If you want to use a letter grading grading type for every grade but let the points vary per assignment or assign something other than a designated letter grade (enter a 3.8 instead of a 4 for an A), then that's still potentially problematic.
When students look at a grade, see "I got an A" and think they got 100%. There was a long-standing feature request to use the median grade rather than the maximum grade, so entering "A" would give you 3.85/4 instead of 4/4. That makes it difficult to ever get an A, though. This is partially solved by the use of Rubrics to enter grades.
Confusing to students is the conversion between letter grades and grades in Canvas. If an A is anything greater than 92.5%, then a 95% on a legacy quiz is going to show as an A. If they got 93%, 93%, 93%, and 89% on four equal-point assignments using your scale, they would see A, A, A, and B+, but their overall grade would be a B+. That's hard to explain to students.
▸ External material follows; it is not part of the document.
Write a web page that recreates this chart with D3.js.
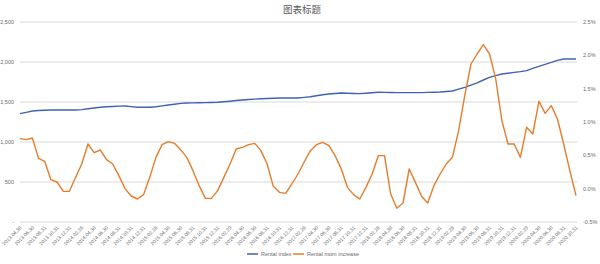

I don't use a 4.0 scale for everything, so it's hard for me to imagine the benefit of it. If you want to grading on a 4.0 scale and show to the students as 3.7 or 3.9, then just make the assignments worth 4 points and display it as points. That doesn't fix the issue with legacy quizzes or weighting of grades within the same assignment group, but it does fix the issue of entering a grade like 3.8 or 3.9 (technically, if all assignments are worth 4 points, you could still enter 3.8, but it would display to the student as 4 if you were using a GPA scale).
If it sounds like no scheme is perfect, there are those who would like to do away with grades all together. Sometimes I wish my students were there just to learn and not so focused on the grade, but that's not the way they're raised.
All I have is knowledge, the ultimate call is up to you. It is definitely easier to work with the software, but there's an uneasy feeling about letting the software define how we work.